**MATERIAL**
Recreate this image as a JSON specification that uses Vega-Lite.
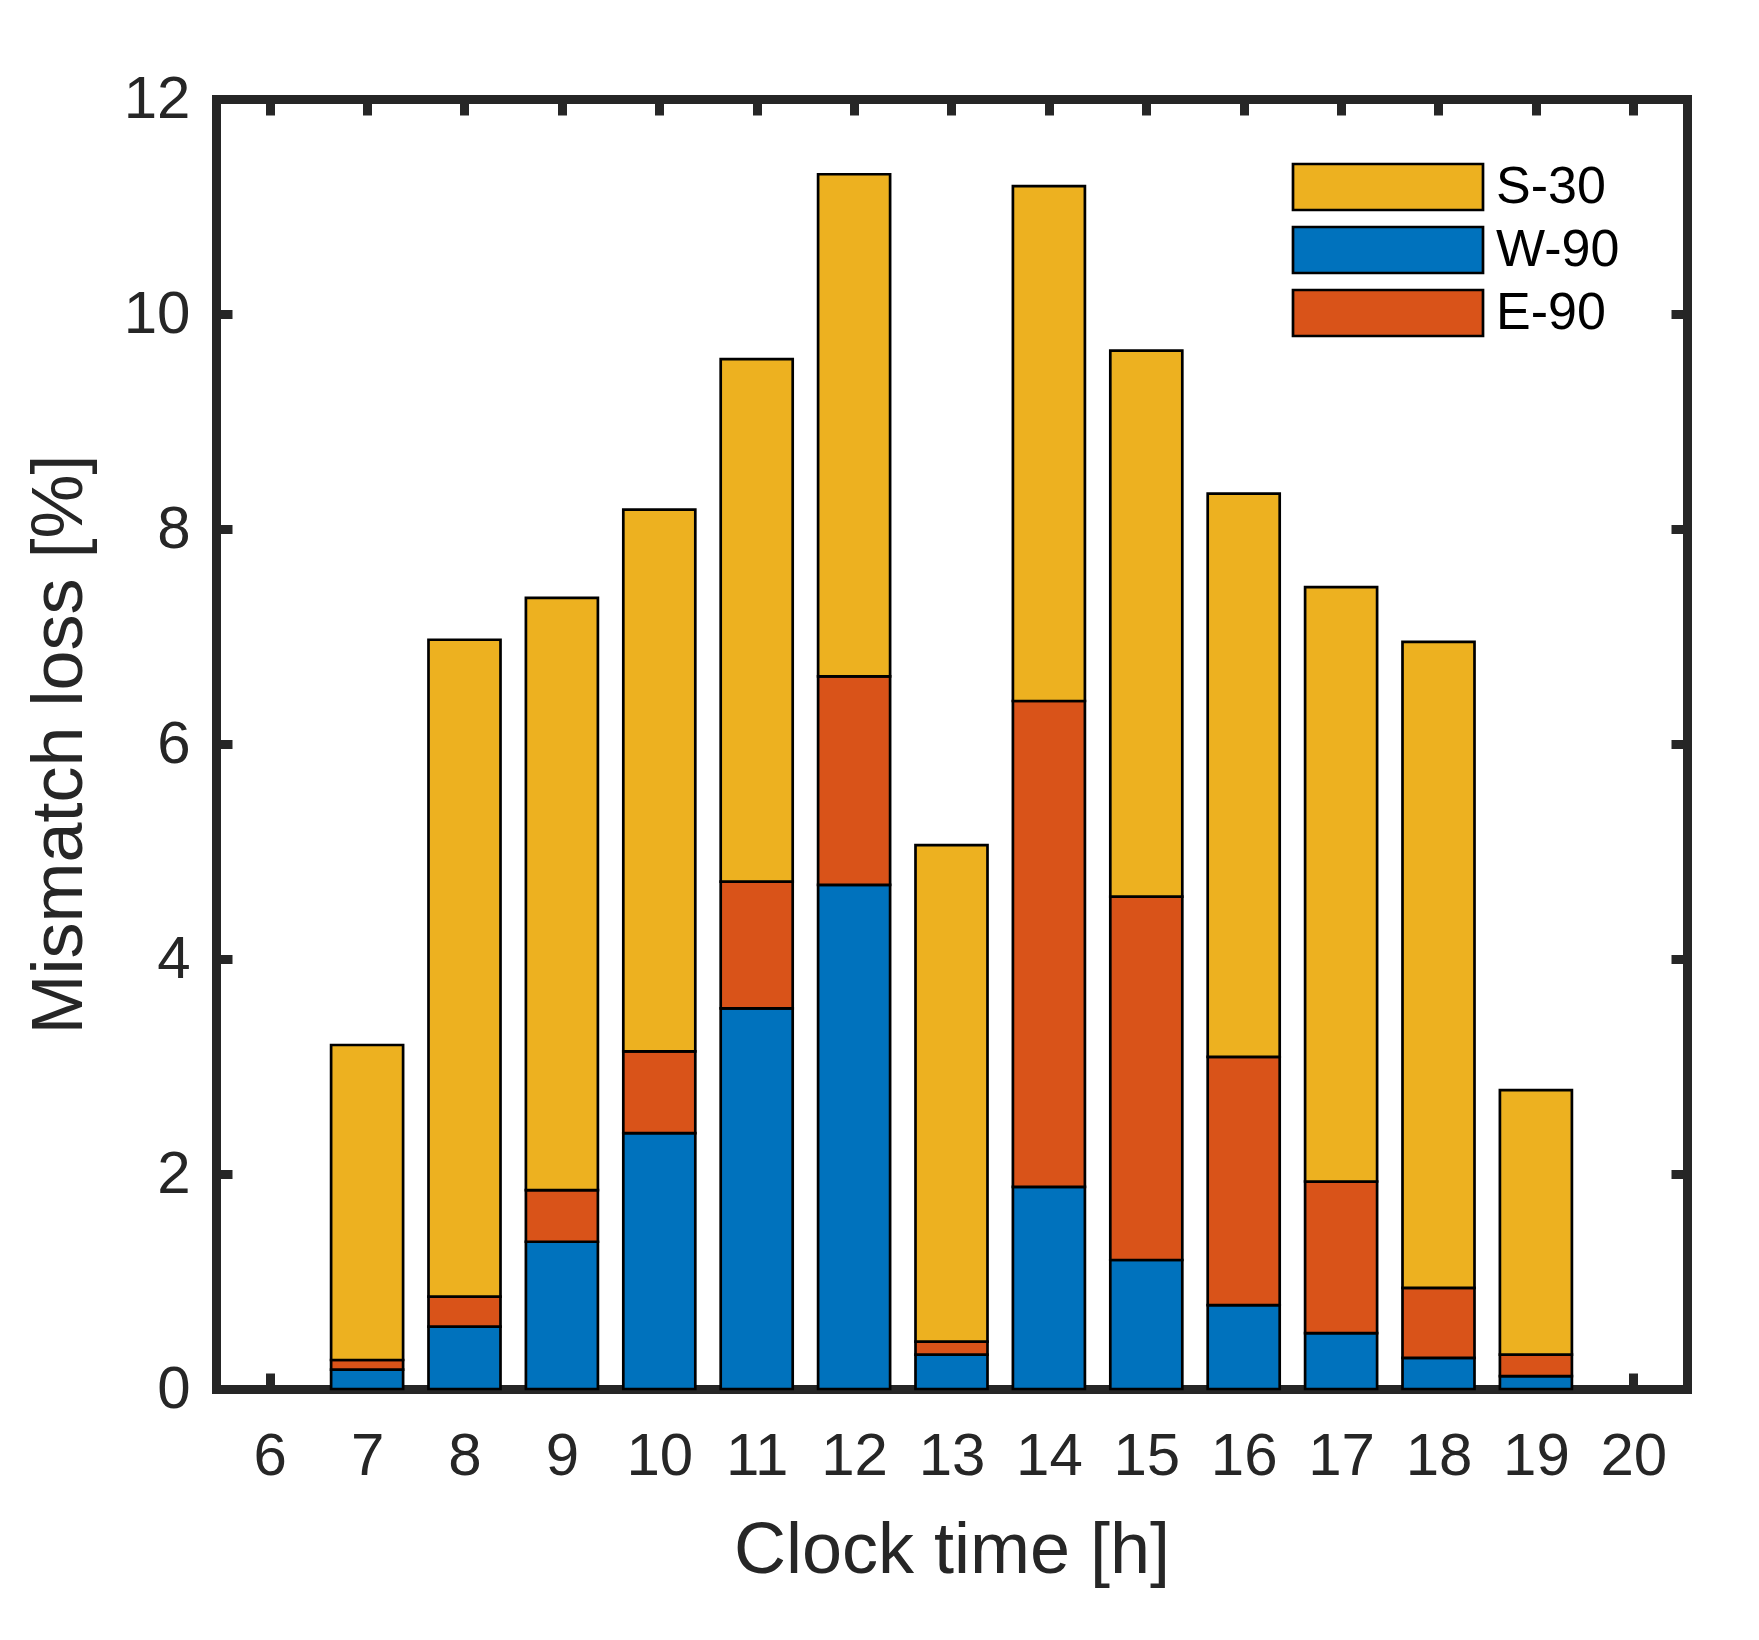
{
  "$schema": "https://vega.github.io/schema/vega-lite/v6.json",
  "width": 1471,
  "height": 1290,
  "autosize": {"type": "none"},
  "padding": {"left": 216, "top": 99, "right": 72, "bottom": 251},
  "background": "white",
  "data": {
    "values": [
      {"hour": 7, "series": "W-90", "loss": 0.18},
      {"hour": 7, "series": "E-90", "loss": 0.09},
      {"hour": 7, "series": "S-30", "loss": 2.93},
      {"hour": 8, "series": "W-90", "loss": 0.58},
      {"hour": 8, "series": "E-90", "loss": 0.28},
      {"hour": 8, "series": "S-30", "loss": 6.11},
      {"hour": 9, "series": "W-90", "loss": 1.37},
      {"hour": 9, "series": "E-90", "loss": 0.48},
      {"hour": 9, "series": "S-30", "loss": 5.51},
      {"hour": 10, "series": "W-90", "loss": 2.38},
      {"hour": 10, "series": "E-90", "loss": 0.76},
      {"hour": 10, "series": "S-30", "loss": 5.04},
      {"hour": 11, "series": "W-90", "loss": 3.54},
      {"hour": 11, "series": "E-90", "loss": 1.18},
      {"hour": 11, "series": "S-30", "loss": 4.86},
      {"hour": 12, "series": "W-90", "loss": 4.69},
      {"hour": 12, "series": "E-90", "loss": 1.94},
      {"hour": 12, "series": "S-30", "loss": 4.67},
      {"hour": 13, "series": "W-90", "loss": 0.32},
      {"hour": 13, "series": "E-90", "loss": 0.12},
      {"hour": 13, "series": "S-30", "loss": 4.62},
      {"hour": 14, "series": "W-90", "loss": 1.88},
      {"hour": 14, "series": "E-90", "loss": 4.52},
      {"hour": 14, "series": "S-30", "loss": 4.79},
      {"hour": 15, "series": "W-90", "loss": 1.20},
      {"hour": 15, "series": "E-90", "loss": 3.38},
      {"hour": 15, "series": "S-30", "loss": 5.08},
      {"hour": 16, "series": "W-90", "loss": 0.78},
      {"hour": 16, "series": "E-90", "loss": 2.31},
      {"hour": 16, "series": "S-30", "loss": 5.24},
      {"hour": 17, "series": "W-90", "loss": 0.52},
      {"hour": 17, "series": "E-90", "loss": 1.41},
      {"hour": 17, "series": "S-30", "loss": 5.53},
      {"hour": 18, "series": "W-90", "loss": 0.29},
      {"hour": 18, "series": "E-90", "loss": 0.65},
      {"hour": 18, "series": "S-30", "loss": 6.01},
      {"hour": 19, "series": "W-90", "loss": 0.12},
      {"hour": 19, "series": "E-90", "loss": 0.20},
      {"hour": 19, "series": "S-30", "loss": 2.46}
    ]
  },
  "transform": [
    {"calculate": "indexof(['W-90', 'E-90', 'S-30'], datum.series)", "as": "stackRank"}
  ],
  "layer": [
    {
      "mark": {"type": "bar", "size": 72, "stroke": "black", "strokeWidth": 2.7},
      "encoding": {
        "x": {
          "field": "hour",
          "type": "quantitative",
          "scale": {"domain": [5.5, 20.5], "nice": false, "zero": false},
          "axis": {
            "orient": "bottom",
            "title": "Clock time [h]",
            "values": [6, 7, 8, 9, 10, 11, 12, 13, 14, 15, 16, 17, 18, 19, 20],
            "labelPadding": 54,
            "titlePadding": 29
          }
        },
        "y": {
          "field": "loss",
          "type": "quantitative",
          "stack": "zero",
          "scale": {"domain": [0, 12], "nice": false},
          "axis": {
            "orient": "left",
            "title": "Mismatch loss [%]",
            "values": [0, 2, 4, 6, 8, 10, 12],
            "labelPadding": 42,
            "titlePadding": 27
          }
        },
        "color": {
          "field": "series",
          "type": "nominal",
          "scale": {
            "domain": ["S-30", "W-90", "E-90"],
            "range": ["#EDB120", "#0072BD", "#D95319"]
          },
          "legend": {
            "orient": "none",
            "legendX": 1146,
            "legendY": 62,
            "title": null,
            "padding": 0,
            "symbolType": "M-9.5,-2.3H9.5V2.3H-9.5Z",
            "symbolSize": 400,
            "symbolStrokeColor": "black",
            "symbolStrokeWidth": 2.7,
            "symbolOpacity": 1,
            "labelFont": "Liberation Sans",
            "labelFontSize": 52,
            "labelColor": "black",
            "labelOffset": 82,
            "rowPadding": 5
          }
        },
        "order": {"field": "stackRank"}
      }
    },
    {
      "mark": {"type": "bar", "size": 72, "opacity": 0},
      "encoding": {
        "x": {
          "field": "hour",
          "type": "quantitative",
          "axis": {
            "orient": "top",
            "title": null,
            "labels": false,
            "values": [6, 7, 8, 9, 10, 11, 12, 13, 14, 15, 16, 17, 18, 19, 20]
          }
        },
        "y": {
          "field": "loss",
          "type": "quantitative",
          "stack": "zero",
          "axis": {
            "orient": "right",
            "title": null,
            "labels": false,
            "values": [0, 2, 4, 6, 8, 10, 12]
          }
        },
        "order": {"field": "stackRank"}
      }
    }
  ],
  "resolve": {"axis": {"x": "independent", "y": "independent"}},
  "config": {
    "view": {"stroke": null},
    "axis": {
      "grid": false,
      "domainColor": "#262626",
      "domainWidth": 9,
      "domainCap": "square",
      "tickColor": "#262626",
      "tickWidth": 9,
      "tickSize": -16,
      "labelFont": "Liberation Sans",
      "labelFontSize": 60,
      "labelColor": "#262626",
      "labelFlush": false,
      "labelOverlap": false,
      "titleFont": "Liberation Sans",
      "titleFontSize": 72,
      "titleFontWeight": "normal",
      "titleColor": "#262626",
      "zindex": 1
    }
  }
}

**GIVEN TASK**
Pictures excluded, quote all the data above exactly.

**WRITTEN ANSWER**
Recreate this image as a JSON specification that uses Vega-Lite.
{
  "$schema": "https://vega.github.io/schema/vega-lite/v6.json",
  "width": 1471,
  "height": 1290,
  "autosize": {"type": "none"},
  "padding": {"left": 216, "top": 99, "right": 72, "bottom": 251},
  "background": "white",
  "data": {
    "values": [
      {"hour": 7, "series": "W-90", "loss": 0.18},
      {"hour": 7, "series": "E-90", "loss": 0.09},
      {"hour": 7, "series": "S-30", "loss": 2.93},
      {"hour": 8, "series": "W-90", "loss": 0.58},
      {"hour": 8, "series": "E-90", "loss": 0.28},
      {"hour": 8, "series": "S-30", "loss": 6.11},
      {"hour": 9, "series": "W-90", "loss": 1.37},
      {"hour": 9, "series": "E-90", "loss": 0.48},
      {"hour": 9, "series": "S-30", "loss": 5.51},
      {"hour": 10, "series": "W-90", "loss": 2.38},
      {"hour": 10, "series": "E-90", "loss": 0.76},
      {"hour": 10, "series": "S-30", "loss": 5.04},
      {"hour": 11, "series": "W-90", "loss": 3.54},
      {"hour": 11, "series": "E-90", "loss": 1.18},
      {"hour": 11, "series": "S-30", "loss": 4.86},
      {"hour": 12, "series": "W-90", "loss": 4.69},
      {"hour": 12, "series": "E-90", "loss": 1.94},
      {"hour": 12, "series": "S-30", "loss": 4.67},
      {"hour": 13, "series": "W-90", "loss": 0.32},
      {"hour": 13, "series": "E-90", "loss": 0.12},
      {"hour": 13, "series": "S-30", "loss": 4.62},
      {"hour": 14, "series": "W-90", "loss": 1.88},
      {"hour": 14, "series": "E-90", "loss": 4.52},
      {"hour": 14, "series": "S-30", "loss": 4.79},
      {"hour": 15, "series": "W-90", "loss": 1.20},
      {"hour": 15, "series": "E-90", "loss": 3.38},
      {"hour": 15, "series": "S-30", "loss": 5.08},
      {"hour": 16, "series": "W-90", "loss": 0.78},
      {"hour": 16, "series": "E-90", "loss": 2.31},
      {"hour": 16, "series": "S-30", "loss": 5.24},
      {"hour": 17, "series": "W-90", "loss": 0.52},
      {"hour": 17, "series": "E-90", "loss": 1.41},
      {"hour": 17, "series": "S-30", "loss": 5.53},
      {"hour": 18, "series": "W-90", "loss": 0.29},
      {"hour": 18, "series": "E-90", "loss": 0.65},
      {"hour": 18, "series": "S-30", "loss": 6.01},
      {"hour": 19, "series": "W-90", "loss": 0.12},
      {"hour": 19, "series": "E-90", "loss": 0.20},
      {"hour": 19, "series": "S-30", "loss": 2.46}
    ]
  },
  "transform": [
    {"calculate": "indexof(['W-90', 'E-90', 'S-30'], datum.series)", "as": "stackRank"}
  ],
  "layer": [
    {
      "mark": {"type": "bar", "size": 72, "stroke": "black", "strokeWidth": 2.7},
      "encoding": {
        "x": {
          "field": "hour",
          "type": "quantitative",
          "scale": {"domain": [5.5, 20.5], "nice": false, "zero": false},
          "axis": {
            "orient": "bottom",
            "title": "Clock time [h]",
            "values": [6, 7, 8, 9, 10, 11, 12, 13, 14, 15, 16, 17, 18, 19, 20],
            "labelPadding": 54,
            "titlePadding": 29
          }
        },
        "y": {
          "field": "loss",
          "type": "quantitative",
          "stack": "zero",
          "scale": {"domain": [0, 12], "nice": false},
          "axis": {
            "orient": "left",
            "title": "Mismatch loss [%]",
            "values": [0, 2, 4, 6, 8, 10, 12],
            "labelPadding": 42,
            "titlePadding": 27
          }
        },
        "color": {
          "field": "series",
          "type": "nominal",
          "scale": {
            "domain": ["S-30", "W-90", "E-90"],
            "range": ["#EDB120", "#0072BD", "#D95319"]
          },
          "legend": {
            "orient": "none",
            "legendX": 1146,
            "legendY": 62,
            "title": null,
            "padding": 0,
            "symbolType": "M-9.5,-2.3H9.5V2.3H-9.5Z",
            "symbolSize": 400,
            "symbolStrokeColor": "black",
            "symbolStrokeWidth": 2.7,
            "symbolOpacity": 1,
            "labelFont": "Liberation Sans",
            "labelFontSize": 52,
            "labelColor": "black",
            "labelOffset": 82,
            "rowPadding": 5
          }
        },
        "order": {"field": "stackRank"}
      }
    },
    {
      "mark": {"type": "bar", "size": 72, "opacity": 0},
      "encoding": {
        "x": {
          "field": "hour",
          "type": "quantitative",
          "axis": {
            "orient": "top",
            "title": null,
            "labels": false,
            "values": [6, 7, 8, 9, 10, 11, 12, 13, 14, 15, 16, 17, 18, 19, 20]
          }
        },
        "y": {
          "field": "loss",
          "type": "quantitative",
          "stack": "zero",
          "axis": {
            "orient": "right",
            "title": null,
            "labels": false,
            "values": [0, 2, 4, 6, 8, 10, 12]
          }
        },
        "order": {"field": "stackRank"}
      }
    }
  ],
  "resolve": {"axis": {"x": "independent", "y": "independent"}},
  "config": {
    "view": {"stroke": null},
    "axis": {
      "grid": false,
      "domainColor": "#262626",
      "domainWidth": 9,
      "domainCap": "square",
      "tickColor": "#262626",
      "tickWidth": 9,
      "tickSize": -16,
      "labelFont": "Liberation Sans",
      "labelFontSize": 60,
      "labelColor": "#262626",
      "labelFlush": false,
      "labelOverlap": false,
      "titleFont": "Liberation Sans",
      "titleFontSize": 72,
      "titleFontWeight": "normal",
      "titleColor": "#262626",
      "zindex": 1
    }
  }
}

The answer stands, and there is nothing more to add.